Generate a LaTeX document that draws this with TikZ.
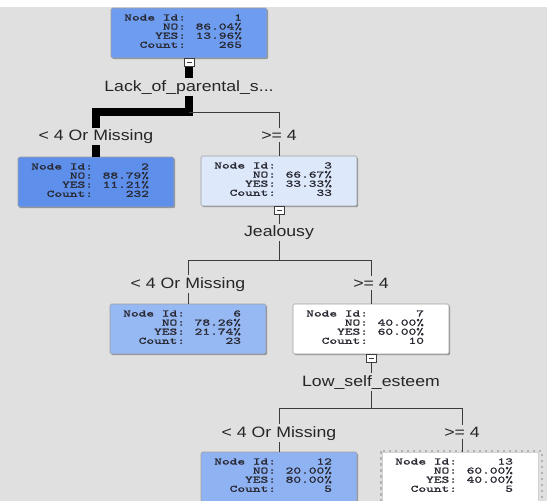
\documentclass[tikz,border=0pt]{standalone}
\usepackage{fontspec}
\usetikzlibrary{shadows}
\newfontfamily\cour{Latin Modern Mono}[FakeStretch=1.5,FakeBold=1.4]
\newfontfamily\labfont{Liberation Sans}[FakeStretch=1.18]
\definecolor{bg}{RGB}{224,224,224}
\definecolor{cA}{RGB}{110,157,240}
\definecolor{cB}{RGB}{94,144,235}
\definecolor{cC}{RGB}{221,232,250}
\definecolor{cD}{RGB}{150,184,243}
\definecolor{cE}{RGB}{143,178,243}
\definecolor{edge}{RGB}{60,60,60}
\definecolor{ink}{RGB}{40,40,50}
\newcommand\rw[2]{\hspace*{11pt}\makebox[64pt][r]{#1}\makebox[56pt][r]{#2}}
\newcommand\ntxt[4]{\parbox[c][50pt][t]{156pt}{\cour\fontsize{9.8}{9.1}\selectfont\color{ink}\lineskiplimit=-20pt\parindent=0pt\rule{0pt}{12.5pt}\rw{Node Id:}{#1}\par\rw{NO:}{#2}\par\rw{YES:}{#3}\par\rw{Count:}{#4}\par}}
\tikzset{
  nbox/.style={inner sep=0pt, draw=gray!75, line width=0.6pt, rounded corners=1.5pt,
    drop shadow={shadow xshift=1.2pt, shadow yshift=-1.2pt, fill=black, opacity=0.35}},
  cbox/.style={anchor=north, inner sep=0pt, minimum width=10pt, minimum height=8pt,
    draw=edge, fill=white, line width=0.7pt,
    path picture={\draw[edge, line width=1pt] ([xshift=2.5pt]path picture bounding box.west) -- ([xshift=-2.5pt]path picture bounding box.east);}},
  lab/.style={anchor=base, inner sep=1.5pt, font=\labfont\fontsize{15}{18}\selectfont, text=black!85},
  heavy/.style={line width=8pt, black, line join=miter},
  thinl/.style={line width=0.9pt, edge},
  focus/.style={draw=gray!60, line width=1.1pt, dash pattern=on 2.5pt off 3.5pt}
}
\begin{document}
\begin{tikzpicture}[x=1pt,y=-1pt]
\clip (0,0) rectangle (547,501);
\fill[bg] (0,0) rectangle (547,501);
\fill[white] (0,0) rectangle (547,7);
% level 0
\node[nbox, fill=cA] (n1) at (189,33) {\ntxt{1}{86.04\%}{13.96\%}{265}};
\node[cbox] (k1) at (n1.south) {};
\node[lab] (l1) at (189,91) {Lack\_of\_parental\_s...};
\coordinate (s1) at (189,112);
% level 1
\node[lab] (b2) at (96,140.5) {< 4 Or Missing};
\node[lab] (b3) at (279,140.5) {>= 4};
\node[nbox, fill=cB] (n2) at (96,182) {\ntxt{2}{88.79\%}{11.21\%}{232}};
\node[nbox, fill=cC] (n3) at (279,181) {\ntxt{3}{66.67\%}{33.33\%}{33}};
\node[cbox] (k3) at (n3.south) {};
\node[lab] (l3) at (279,236.5) {Jealousy};
\coordinate (s3) at (279,260);
% level 2
\node[lab] (b6) at (188,288) {< 4 Or Missing};
\node[lab] (b7) at (371,288) {>= 4};
\node[nbox, fill=cD] (n6) at (188,329) {\ntxt{6}{78.26\%}{21.74\%}{23}};
\node[nbox, fill=white] (n7) at (371,329) {\ntxt{7}{40.00\%}{60.00\%}{10}};
\node[cbox] (k7) at (n7.south) {};
\node[lab] (l7) at (371,386) {Low\_self\_esteem};
\coordinate (s7) at (371,408);
% level 3
\node[lab] (b12) at (279,437) {< 4 Or Missing};
\node[lab] (b13) at (462,437) {>= 4};
\node[nbox, fill=cE] (n12) at (279,477) {\ntxt{12}{20.00\%}{80.00\%}{5}};
\node[inner sep=0pt, fill=white, draw=gray!35, line width=0.6pt] (n13) at (460,477) {\ntxt{13}{60.00\%}{40.00\%}{5}};
\draw[focus] (381,451) rectangle (542,520);
% connectors
\draw[heavy] (k1.south) -- (l1.north);
\draw[heavy] (l1.south) -- (s1) -| (b2.north);
\draw[heavy] (b2.south) -- (b2.south |- n2.north);
\draw[thinl] (s1) -| (b3.north);
\draw[thinl] (b3.south) -- (b3.south |- n3.north);
\draw[thinl] (k3.south) -- (l3.north);
\draw[thinl] (l3.south) -- (s3);
\draw[thinl] (s3) -| (b6.north);
\draw[thinl] (s3) -| (b7.north);
\draw[thinl] (b6.south) -- (b6.south |- n6.north);
\draw[thinl] (b7.south) -- (b7.south |- n7.north);
\draw[thinl] (k7.south) -- (l7.north);
\draw[thinl] (l7.south) -- (s7);
\draw[thinl] (s7) -| (b12.north);
\draw[thinl] (s7) -| (b13.north);
\draw[thinl] (b12.south) -- (b12.south |- n12.north);
\draw[thinl] (b13.south) -- (b13.south |- n13.north);
\end{tikzpicture}
\end{document}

=== Task ===
Go through the listing above and write it all out exactly, leaving out any picture.

=== Written solution ===
Generate a LaTeX document that draws this with TikZ.
\documentclass[tikz,border=0pt]{standalone}
\usepackage{fontspec}
\usetikzlibrary{shadows}
\newfontfamily\cour{Latin Modern Mono}[FakeStretch=1.5,FakeBold=1.4]
\newfontfamily\labfont{Liberation Sans}[FakeStretch=1.18]
\definecolor{bg}{RGB}{224,224,224}
\definecolor{cA}{RGB}{110,157,240}
\definecolor{cB}{RGB}{94,144,235}
\definecolor{cC}{RGB}{221,232,250}
\definecolor{cD}{RGB}{150,184,243}
\definecolor{cE}{RGB}{143,178,243}
\definecolor{edge}{RGB}{60,60,60}
\definecolor{ink}{RGB}{40,40,50}
\newcommand\rw[2]{\hspace*{11pt}\makebox[64pt][r]{#1}\makebox[56pt][r]{#2}}
\newcommand\ntxt[4]{\parbox[c][50pt][t]{156pt}{\cour\fontsize{9.8}{9.1}\selectfont\color{ink}\lineskiplimit=-20pt\parindent=0pt\rule{0pt}{12.5pt}\rw{Node Id:}{#1}\par\rw{NO:}{#2}\par\rw{YES:}{#3}\par\rw{Count:}{#4}\par}}
\tikzset{
  nbox/.style={inner sep=0pt, draw=gray!75, line width=0.6pt, rounded corners=1.5pt,
    drop shadow={shadow xshift=1.2pt, shadow yshift=-1.2pt, fill=black, opacity=0.35}},
  cbox/.style={anchor=north, inner sep=0pt, minimum width=10pt, minimum height=8pt,
    draw=edge, fill=white, line width=0.7pt,
    path picture={\draw[edge, line width=1pt] ([xshift=2.5pt]path picture bounding box.west) -- ([xshift=-2.5pt]path picture bounding box.east);}},
  lab/.style={anchor=base, inner sep=1.5pt, font=\labfont\fontsize{15}{18}\selectfont, text=black!85},
  heavy/.style={line width=8pt, black, line join=miter},
  thinl/.style={line width=0.9pt, edge},
  focus/.style={draw=gray!60, line width=1.1pt, dash pattern=on 2.5pt off 3.5pt}
}
\begin{document}
\begin{tikzpicture}[x=1pt,y=-1pt]
\clip (0,0) rectangle (547,501);
\fill[bg] (0,0) rectangle (547,501);
\fill[white] (0,0) rectangle (547,7);
% level 0
\node[nbox, fill=cA] (n1) at (189,33) {\ntxt{1}{86.04\%}{13.96\%}{265}};
\node[cbox] (k1) at (n1.south) {};
\node[lab] (l1) at (189,91) {Lack\_of\_parental\_s...};
\coordinate (s1) at (189,112);
% level 1
\node[lab] (b2) at (96,140.5) {< 4 Or Missing};
\node[lab] (b3) at (279,140.5) {>= 4};
\node[nbox, fill=cB] (n2) at (96,182) {\ntxt{2}{88.79\%}{11.21\%}{232}};
\node[nbox, fill=cC] (n3) at (279,181) {\ntxt{3}{66.67\%}{33.33\%}{33}};
\node[cbox] (k3) at (n3.south) {};
\node[lab] (l3) at (279,236.5) {Jealousy};
\coordinate (s3) at (279,260);
% level 2
\node[lab] (b6) at (188,288) {< 4 Or Missing};
\node[lab] (b7) at (371,288) {>= 4};
\node[nbox, fill=cD] (n6) at (188,329) {\ntxt{6}{78.26\%}{21.74\%}{23}};
\node[nbox, fill=white] (n7) at (371,329) {\ntxt{7}{40.00\%}{60.00\%}{10}};
\node[cbox] (k7) at (n7.south) {};
\node[lab] (l7) at (371,386) {Low\_self\_esteem};
\coordinate (s7) at (371,408);
% level 3
\node[lab] (b12) at (279,437) {< 4 Or Missing};
\node[lab] (b13) at (462,437) {>= 4};
\node[nbox, fill=cE] (n12) at (279,477) {\ntxt{12}{20.00\%}{80.00\%}{5}};
\node[inner sep=0pt, fill=white, draw=gray!35, line width=0.6pt] (n13) at (460,477) {\ntxt{13}{60.00\%}{40.00\%}{5}};
\draw[focus] (381,451) rectangle (542,520);
% connectors
\draw[heavy] (k1.south) -- (l1.north);
\draw[heavy] (l1.south) -- (s1) -| (b2.north);
\draw[heavy] (b2.south) -- (b2.south |- n2.north);
\draw[thinl] (s1) -| (b3.north);
\draw[thinl] (b3.south) -- (b3.south |- n3.north);
\draw[thinl] (k3.south) -- (l3.north);
\draw[thinl] (l3.south) -- (s3);
\draw[thinl] (s3) -| (b6.north);
\draw[thinl] (s3) -| (b7.north);
\draw[thinl] (b6.south) -- (b6.south |- n6.north);
\draw[thinl] (b7.south) -- (b7.south |- n7.north);
\draw[thinl] (k7.south) -- (l7.north);
\draw[thinl] (l7.south) -- (s7);
\draw[thinl] (s7) -| (b12.north);
\draw[thinl] (s7) -| (b13.north);
\draw[thinl] (b12.south) -- (b12.south |- n12.north);
\draw[thinl] (b13.south) -- (b13.south |- n13.north);
\end{tikzpicture}
\end{document}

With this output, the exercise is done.